If you need space but only temporarily (i.e., less than 3 weeks) then you can make use of the scrubbed folder. The scrubbed folder lives at /gscratch/scrubbed/ and anything underneath this folder is a free-for-all space. You can create a folder for yourself and do whatever you need subject to system constraints but note there is a purge policy where any file not accessed for 21 days (i.e., 3 weeks) is automatically deleted. This is to provide a useful (and free) flex capacity for any research group that needs it and can work within these policy restraints. However, we encourage users who need a more persistent storage location to purchase gscratch.

caution

AUTO-DELETE: Files not accessed for 3 weeks (i.e., 21 days) in scrubbed will automatically be deleted. Consider purchasing gscratch storage if you want a more persistent storage location.

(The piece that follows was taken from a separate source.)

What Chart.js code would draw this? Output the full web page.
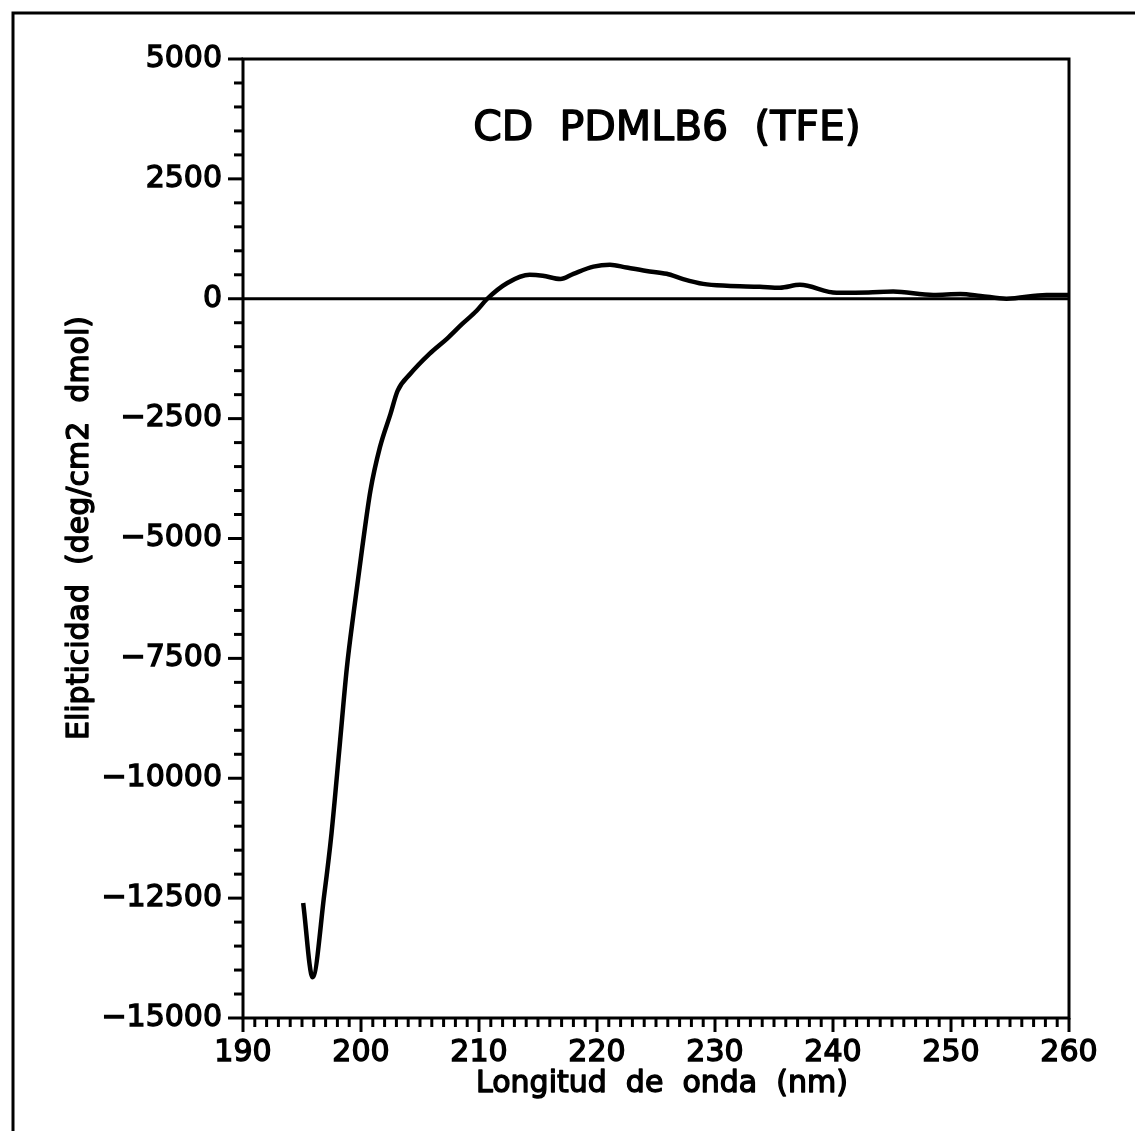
<!DOCTYPE html>
<html>
<head>
<meta charset="utf-8">
<script src="https://cdn.jsdelivr.net/npm/chart.js@4.4.0/dist/chart.umd.min.js"></script>
<style>
  html, body { margin: 0; padding: 0; background: #fff; }
  canvas { display: block; }
</style>
</head>
<body>
<canvas id="c" width="1135" height="1131"></canvas>
<script>
// ---- data ----
const wavelength = [195.1, 195.9, 196.9, 197.5, 198.2, 198.8, 199.4, 200.1, 200.8, 201.6, 202.5, 203.1, 204.2, 205.8, 207.3, 208.6, 209.8, 210.7, 212.4, 214.3, 215.4, 216.9, 218.0, 219.7, 221.1, 222.5, 224.2, 225.9, 227.3, 229.0, 231.0, 233.8, 235.5, 237.2, 240.3, 243.0, 245.1, 248.5, 250.8, 252.5, 254.7, 258.1, 260.0];
const ellipticity = [-12600, -14150, -12400, -11150, -9300, -7700, -6500, -5200, -4000, -3100, -2400, -1920, -1560, -1150, -830, -520, -250, 0, 330, 500, 480, 410, 520, 670, 710, 650, 580, 520, 410, 310, 270, 250, 230, 290, 125, 130, 150, 80, 100, 60, 0, 80, 80];
const zeroLineX = [190, 260];
const zeroLineY = [0, 0];
const xMajorTicks = [190, 200, 210, 220, 230, 240, 250, 260];
const yMajorTicks = [5000, 2500, 0, -2500, -5000, -7500, -10000, -12500, -15000];
const xMinorStep = 1;
const yMinorStep = 500;
const chartTitle = 'CD  PDMLB6  (TFE)';
const xTitle = 'Longitud  de  onda  (nm)';
const yTitle = 'Elipticidad  (deg/cm2  dmol)';

const FONT = '"DejaVu Sans", sans-serif';

function boldText(ctx, text, x, y) {
  ctx.fillText(text, x, y);
  ctx.strokeText(text, x, y);
}

const decorPlugin = {
  id: 'decor',
  beforeDraw(chart) {
    const ctx = chart.ctx;
    ctx.save();
    ctx.fillStyle = '#fff';
    ctx.fillRect(0, 0, chart.width, chart.height);
    // outer frame (top and left)
    ctx.strokeStyle = '#000';
    ctx.lineWidth = 3;
    ctx.beginPath();
    ctx.moveTo(13, chart.height);
    ctx.lineTo(13, 13);
    ctx.lineTo(chart.width, 13);
    ctx.stroke();
    ctx.restore();
  },
  afterDraw(chart) {
    const ctx = chart.ctx;
    const a = chart.chartArea;
    const xs = chart.scales.x, ys = chart.scales.y;
    ctx.save();
    ctx.strokeStyle = '#000';
    ctx.fillStyle = '#000';
    // plot box
    ctx.lineWidth = 3;
    ctx.strokeRect(a.left, a.top, a.right - a.left, a.bottom - a.top);
    // x ticks
    for (let v = xs.min; v <= xs.max + 1e-9; v += xMinorStep) {
      const px = xs.getPixelForValue(v);
      const major = xMajorTicks.includes(Math.round(v));
      ctx.beginPath();
      ctx.moveTo(px, a.bottom);
      ctx.lineTo(px, a.bottom + (major ? 14 : 9));
      ctx.stroke();
    }
    // y ticks
    for (let v = ys.min; v <= ys.max + 1e-9; v += yMinorStep) {
      const py = ys.getPixelForValue(v);
      const major = yMajorTicks.includes(Math.round(v));
      ctx.beginPath();
      ctx.moveTo(a.left, py);
      ctx.lineTo(a.left - (major ? 15 : 9), py);
      ctx.stroke();
    }
    ctx.lineWidth = 1.4;
    ctx.lineJoin = 'round';
    // chart title inside plot
    ctx.font = '41px ' + FONT;
    ctx.textAlign = 'center';
    ctx.textBaseline = 'alphabetic';
    boldText(ctx, chartTitle, 667, 140);
    // x title
    ctx.font = '30px ' + FONT;
    boldText(ctx, xTitle, 662, 1092);
    // y title
    ctx.translate(88, 528);
    ctx.rotate(-Math.PI / 2);
    boldText(ctx, yTitle, 0, 0);
    ctx.restore();
  }
};

new Chart(document.getElementById('c'), {
  type: 'line',
  data: {
    datasets: [
      {
        data: wavelength.map((x, i) => ({ x, y: ellipticity[i] })),
        borderColor: '#000',
        borderWidth: 4.5,
        pointRadius: 0,
        fill: false,
        cubicInterpolationMode: 'monotone'
      },
      {
        data: zeroLineX.map((x, i) => ({ x, y: zeroLineY[i] })),
        borderColor: '#000',
        borderWidth: 3,
        pointRadius: 0,
        fill: false
      }
    ]
  },
  options: {
    responsive: false,
    animation: false,
    devicePixelRatio: 1,
    layout: { padding: { top: 59, right: 66, left: 0, bottom: 0 } },
    plugins: { legend: { display: false }, tooltip: { enabled: false }, title: { display: false } },
    scales: {
      x: {
        type: 'linear',
        min: 190, max: 260,
        afterFit(s) { s.height = 113; },
        afterBuildTicks(s) { s.ticks = xMajorTicks.map(v => ({ value: v })); },
        ticks: {
          font: { family: FONT, size: 30 }, color: '#000', padding: 17, maxRotation: 0,
          textStrokeColor: '#000', textStrokeWidth: 1.4
        },
        grid: { display: false, drawTicks: false },
        border: { display: false }
      },
      y: {
        type: 'linear',
        min: -15000, max: 5000,
        afterFit(s) { s.width = 243; },
        afterBuildTicks(s) { s.ticks = yMajorTicks.map(v => ({ value: v })); },
        ticks: {
          font: { family: FONT, size: 30 }, color: '#000', padding: 21,
          textStrokeColor: '#000', textStrokeWidth: 1.4,
          callback: v => (v < 0 ? '\u2212' + Math.abs(v) : String(v))
        },
        grid: { display: false, drawTicks: false },
        border: { display: false }
      }
    }
  },
  plugins: [decorPlugin]
});
</script>
</body>
</html>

Starting with the KLONE cluster there are additional differentiating factors beyond the auto-delete policy, namely that all read and writes here will only stay on spinning disk. gscratch on KLONE has access to a tiering engine that auto writes to a performant NVMe flash tier so scrubbed will be slower than paid for gscratch on KLONE. On MOX there is no additional performance distinction for scrubbed compared to gscratch.

Please note the scrubbed space is completely open so use Linux group changes and modifications to restrict access as appropriate.

caution

PRIVACY: Writes are public by default, it is the responsibility of the individual researcher to lock down anything they wish to use in scrubbed.